▸ Exercise description: Each line below either holds the string "chart" or doesn't. Count those that do and give only the number.

────

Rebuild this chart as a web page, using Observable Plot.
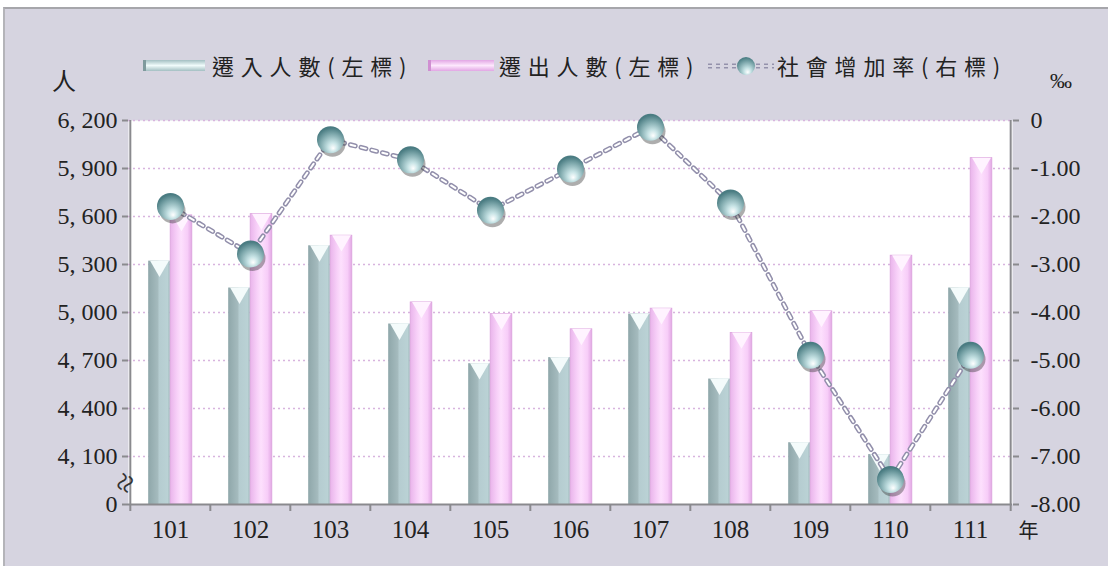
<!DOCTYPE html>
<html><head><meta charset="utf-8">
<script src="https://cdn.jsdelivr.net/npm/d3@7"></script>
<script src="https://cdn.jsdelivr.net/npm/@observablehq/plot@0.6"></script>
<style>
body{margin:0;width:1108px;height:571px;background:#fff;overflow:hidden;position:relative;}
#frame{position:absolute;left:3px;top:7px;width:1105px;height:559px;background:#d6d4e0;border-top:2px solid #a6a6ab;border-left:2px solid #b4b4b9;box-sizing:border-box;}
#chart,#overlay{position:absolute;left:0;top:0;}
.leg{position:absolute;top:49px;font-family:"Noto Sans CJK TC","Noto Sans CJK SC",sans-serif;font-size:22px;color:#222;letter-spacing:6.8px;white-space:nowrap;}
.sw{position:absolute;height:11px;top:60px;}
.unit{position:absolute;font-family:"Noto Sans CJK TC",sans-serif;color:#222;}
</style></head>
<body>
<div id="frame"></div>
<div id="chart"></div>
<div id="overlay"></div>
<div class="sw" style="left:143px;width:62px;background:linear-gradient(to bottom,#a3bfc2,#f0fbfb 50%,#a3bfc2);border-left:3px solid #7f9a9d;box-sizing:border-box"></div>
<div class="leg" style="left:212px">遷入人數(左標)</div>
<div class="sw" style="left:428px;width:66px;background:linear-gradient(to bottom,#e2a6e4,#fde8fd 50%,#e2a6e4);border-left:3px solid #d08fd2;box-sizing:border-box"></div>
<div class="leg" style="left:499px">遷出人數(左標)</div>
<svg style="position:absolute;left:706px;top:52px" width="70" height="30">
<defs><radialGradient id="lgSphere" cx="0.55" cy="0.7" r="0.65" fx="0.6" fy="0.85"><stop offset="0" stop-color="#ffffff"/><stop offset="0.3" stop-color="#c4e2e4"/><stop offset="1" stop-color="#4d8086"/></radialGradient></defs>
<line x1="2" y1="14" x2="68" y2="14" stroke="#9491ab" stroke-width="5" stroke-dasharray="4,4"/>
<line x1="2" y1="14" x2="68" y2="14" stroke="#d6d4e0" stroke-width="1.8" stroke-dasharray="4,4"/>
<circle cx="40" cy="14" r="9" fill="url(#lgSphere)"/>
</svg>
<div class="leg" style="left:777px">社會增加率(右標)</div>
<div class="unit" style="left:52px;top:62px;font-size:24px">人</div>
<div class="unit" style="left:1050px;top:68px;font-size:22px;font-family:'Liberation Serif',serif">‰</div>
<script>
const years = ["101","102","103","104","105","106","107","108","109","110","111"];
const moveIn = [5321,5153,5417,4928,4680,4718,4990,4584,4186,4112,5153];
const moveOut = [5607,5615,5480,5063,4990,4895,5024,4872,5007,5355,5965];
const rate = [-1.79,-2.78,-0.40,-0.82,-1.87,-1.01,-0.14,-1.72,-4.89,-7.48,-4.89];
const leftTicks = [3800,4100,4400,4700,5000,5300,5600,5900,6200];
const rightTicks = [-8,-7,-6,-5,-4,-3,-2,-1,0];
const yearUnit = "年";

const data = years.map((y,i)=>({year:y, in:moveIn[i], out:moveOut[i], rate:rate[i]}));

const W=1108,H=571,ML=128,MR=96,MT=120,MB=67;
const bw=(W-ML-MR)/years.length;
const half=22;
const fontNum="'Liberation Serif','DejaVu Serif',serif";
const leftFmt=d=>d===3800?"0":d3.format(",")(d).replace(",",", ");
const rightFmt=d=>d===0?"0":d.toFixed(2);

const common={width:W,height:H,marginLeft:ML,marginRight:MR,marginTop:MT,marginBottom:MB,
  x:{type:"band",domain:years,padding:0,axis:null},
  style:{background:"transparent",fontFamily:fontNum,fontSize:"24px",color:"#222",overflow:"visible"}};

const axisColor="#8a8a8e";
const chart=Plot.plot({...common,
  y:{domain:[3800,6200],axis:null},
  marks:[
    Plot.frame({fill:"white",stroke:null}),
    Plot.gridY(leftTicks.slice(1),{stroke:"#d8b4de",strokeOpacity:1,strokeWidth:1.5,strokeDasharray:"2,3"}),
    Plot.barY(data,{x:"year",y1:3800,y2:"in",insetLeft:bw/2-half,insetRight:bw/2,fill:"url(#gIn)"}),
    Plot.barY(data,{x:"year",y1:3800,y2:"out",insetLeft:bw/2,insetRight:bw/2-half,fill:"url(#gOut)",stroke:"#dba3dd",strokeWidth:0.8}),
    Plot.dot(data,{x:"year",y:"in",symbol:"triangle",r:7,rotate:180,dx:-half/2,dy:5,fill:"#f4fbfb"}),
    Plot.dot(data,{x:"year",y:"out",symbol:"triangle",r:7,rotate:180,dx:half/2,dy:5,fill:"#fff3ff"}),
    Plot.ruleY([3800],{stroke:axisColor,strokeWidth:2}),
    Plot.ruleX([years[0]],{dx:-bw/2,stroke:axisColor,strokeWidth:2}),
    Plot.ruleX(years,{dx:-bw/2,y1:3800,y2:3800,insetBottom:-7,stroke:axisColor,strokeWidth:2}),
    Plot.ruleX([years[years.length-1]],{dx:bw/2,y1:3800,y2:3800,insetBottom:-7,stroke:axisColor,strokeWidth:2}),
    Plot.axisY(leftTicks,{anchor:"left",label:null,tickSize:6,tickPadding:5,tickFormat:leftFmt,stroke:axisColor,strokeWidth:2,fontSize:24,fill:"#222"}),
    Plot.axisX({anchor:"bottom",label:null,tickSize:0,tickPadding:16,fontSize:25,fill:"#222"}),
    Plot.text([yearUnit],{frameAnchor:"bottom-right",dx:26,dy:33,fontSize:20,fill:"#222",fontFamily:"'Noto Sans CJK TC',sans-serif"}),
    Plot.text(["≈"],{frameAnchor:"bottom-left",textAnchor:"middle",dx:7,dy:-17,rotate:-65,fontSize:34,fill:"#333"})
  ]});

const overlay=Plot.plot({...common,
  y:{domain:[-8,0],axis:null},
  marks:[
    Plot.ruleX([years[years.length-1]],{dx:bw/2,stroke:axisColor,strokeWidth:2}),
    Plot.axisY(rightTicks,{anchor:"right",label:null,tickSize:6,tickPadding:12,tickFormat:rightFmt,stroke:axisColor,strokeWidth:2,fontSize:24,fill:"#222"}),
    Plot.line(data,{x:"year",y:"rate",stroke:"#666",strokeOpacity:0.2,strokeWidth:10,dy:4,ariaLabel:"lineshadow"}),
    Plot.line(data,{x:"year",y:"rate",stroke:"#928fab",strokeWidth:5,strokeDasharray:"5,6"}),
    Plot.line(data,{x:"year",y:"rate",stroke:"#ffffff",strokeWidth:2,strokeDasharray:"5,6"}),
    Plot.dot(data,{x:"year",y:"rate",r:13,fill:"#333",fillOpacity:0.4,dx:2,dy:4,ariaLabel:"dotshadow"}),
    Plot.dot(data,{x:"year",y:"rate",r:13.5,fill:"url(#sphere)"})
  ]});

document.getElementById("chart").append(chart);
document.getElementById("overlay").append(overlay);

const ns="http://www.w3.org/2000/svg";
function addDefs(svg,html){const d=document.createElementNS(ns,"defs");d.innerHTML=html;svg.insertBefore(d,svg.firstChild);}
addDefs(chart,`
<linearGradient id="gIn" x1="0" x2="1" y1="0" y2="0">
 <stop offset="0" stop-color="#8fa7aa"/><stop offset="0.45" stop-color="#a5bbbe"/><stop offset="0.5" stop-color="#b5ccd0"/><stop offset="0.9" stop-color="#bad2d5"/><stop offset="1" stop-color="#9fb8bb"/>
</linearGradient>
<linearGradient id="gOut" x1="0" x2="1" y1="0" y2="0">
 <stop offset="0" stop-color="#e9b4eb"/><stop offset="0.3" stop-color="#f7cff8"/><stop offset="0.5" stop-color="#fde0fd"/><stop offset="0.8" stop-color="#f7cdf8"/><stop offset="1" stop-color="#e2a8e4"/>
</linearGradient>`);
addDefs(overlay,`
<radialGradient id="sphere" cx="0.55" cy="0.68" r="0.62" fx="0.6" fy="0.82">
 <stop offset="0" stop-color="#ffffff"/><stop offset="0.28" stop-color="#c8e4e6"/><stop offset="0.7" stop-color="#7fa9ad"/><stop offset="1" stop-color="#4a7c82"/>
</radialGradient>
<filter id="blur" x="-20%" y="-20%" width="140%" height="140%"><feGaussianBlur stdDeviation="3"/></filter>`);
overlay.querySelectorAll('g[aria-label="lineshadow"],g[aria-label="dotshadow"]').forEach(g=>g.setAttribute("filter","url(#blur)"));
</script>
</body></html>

────

▸ Right answer: 6